Dubai - 'Future requires very specific skill sets that link to areas such as financial literacy, critical thinking'

By Nandini Sircar

Published: Sat 19 Dec 2020, 10:29 AM

Preparing students for careers that don’t exist is one of the prime challenges for educationists today.

Huma Ramadan, assistant manager of school relations, Expo School Programme, said that 65 per cent of primary school children will be working in jobs that don’t even exist today. She was speaking at the pre-Expo ‘Knowledge and Learning Week’.

Ramadan explained how to prepare children for careers of the future. “The future requires very specific skill sets that link to areas such as financial literacy, critical thinking becoming even more important, adaptability as well as social and cultural awareness. These are skills that support students in an ever-changing world.”

Careers of the future

Rethinking education strategies and explaining how knowledge can propel a global community to innovate for a better future, she added: “In today’s world, every student who wishes to be a doctor can have an achievable goal of using technology in surgeries — working alongside a robot inside an operation theatre. Engineers of the future may use 3D technology to build their buildings. Mechanical engineers may create autonomous vehicles of the future not just standard cars. The ultimate goal of the Expo school programme is about showing them what the future holds and what one can actually achieve. They all emphasise the importance of interconnectedness.”

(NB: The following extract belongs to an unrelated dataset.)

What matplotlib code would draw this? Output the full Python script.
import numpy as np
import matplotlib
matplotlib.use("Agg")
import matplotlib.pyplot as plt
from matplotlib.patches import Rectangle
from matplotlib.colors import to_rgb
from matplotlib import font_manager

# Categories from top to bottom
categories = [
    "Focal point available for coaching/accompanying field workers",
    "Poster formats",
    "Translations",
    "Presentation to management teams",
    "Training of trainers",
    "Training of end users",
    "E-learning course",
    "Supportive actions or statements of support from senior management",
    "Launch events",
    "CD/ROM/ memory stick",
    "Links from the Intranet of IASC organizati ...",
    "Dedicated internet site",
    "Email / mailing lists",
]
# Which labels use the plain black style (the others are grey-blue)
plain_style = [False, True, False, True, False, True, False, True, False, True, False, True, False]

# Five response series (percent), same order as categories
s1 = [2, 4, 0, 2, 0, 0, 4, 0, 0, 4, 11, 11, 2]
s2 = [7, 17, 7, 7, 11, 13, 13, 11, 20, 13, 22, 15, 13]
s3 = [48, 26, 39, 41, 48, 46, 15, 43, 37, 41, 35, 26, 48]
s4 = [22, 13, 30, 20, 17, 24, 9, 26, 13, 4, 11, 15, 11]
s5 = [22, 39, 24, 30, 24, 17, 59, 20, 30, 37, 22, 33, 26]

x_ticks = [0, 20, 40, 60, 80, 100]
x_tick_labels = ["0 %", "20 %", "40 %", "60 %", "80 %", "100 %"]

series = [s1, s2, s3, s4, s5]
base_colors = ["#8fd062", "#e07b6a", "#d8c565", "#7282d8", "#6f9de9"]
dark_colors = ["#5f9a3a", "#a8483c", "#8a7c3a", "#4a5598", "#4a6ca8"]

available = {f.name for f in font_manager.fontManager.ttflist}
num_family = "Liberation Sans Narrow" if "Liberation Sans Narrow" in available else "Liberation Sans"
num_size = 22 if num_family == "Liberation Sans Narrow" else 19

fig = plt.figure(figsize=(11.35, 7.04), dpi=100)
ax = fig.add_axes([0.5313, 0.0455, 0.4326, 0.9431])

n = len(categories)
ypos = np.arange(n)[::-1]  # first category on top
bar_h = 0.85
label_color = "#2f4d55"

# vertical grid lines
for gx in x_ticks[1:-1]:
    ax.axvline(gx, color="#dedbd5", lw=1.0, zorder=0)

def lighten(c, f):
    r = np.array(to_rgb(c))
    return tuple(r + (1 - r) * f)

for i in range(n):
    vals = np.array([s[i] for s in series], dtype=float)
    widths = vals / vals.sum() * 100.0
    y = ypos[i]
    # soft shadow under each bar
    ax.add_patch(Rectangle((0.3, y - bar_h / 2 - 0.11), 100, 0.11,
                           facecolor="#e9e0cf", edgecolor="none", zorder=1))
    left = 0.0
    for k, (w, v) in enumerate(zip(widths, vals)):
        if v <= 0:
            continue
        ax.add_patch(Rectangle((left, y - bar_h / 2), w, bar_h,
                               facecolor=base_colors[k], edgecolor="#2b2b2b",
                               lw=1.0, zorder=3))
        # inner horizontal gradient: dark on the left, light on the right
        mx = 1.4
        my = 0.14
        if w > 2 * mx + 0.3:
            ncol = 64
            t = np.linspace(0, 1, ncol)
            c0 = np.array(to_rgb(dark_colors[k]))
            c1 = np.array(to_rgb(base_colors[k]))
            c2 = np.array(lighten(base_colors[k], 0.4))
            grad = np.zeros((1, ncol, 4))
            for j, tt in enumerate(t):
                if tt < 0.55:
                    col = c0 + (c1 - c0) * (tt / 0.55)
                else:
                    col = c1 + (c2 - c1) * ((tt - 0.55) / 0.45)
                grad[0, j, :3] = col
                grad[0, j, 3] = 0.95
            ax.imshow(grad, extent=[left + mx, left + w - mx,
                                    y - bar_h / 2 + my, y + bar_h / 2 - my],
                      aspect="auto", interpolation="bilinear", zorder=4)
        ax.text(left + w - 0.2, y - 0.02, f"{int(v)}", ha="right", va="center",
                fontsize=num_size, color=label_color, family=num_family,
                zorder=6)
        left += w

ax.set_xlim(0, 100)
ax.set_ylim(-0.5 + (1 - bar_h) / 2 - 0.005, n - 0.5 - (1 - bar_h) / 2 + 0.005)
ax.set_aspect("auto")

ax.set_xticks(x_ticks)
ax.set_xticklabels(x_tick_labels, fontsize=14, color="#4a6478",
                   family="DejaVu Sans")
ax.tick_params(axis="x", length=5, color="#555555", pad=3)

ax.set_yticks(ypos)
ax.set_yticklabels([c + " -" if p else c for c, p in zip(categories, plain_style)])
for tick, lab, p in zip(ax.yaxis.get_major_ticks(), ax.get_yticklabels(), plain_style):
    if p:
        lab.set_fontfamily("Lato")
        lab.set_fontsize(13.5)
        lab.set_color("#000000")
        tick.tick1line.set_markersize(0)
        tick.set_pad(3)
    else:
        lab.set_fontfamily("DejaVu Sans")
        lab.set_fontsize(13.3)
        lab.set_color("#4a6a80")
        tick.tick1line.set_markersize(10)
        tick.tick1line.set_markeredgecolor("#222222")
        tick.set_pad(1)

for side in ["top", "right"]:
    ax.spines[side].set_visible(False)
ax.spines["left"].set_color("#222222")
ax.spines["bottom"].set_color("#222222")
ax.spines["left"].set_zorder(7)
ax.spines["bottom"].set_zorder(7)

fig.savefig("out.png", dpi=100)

At the Expo School Pavilion, children will understand the thematic pavilions and each district that would help children prepare for future careers, said Ramadan. “For example, students will also get a sneak-peek into how real-time movement of global trade happens and its impact, inspiring changes in future careers. Our Foundational Literacies should look at how students apply skills to everyday tasks and overcome challenges.”

Bridging skill gaps crucial

Emerging technologies such as Artificial Intelligence (AI) and blockchain will be seminal for promoting economic growth, said Xavier Anglada, managing director for strategy and consulting – Accenture ME. “Many Arab countries have already launched such digital initiatives to promote the use of technology in every sphere. But the growth prospect of intelligent technologies can only be realised if the skill gap is closed. Therefore, roles need to be reconfigured and our approach to learning needs to change. To prepare workers to thrive we need skills of the future, not the past.”

He added that adapting to this new world will require organisations to create completely new roles, many of which do not exist today. “This new technology offers an opportunity for leaders throughout the Arab world to diversify their economy, push economic growth and create jobs. As roles and tasks change new skills will increase in importance.”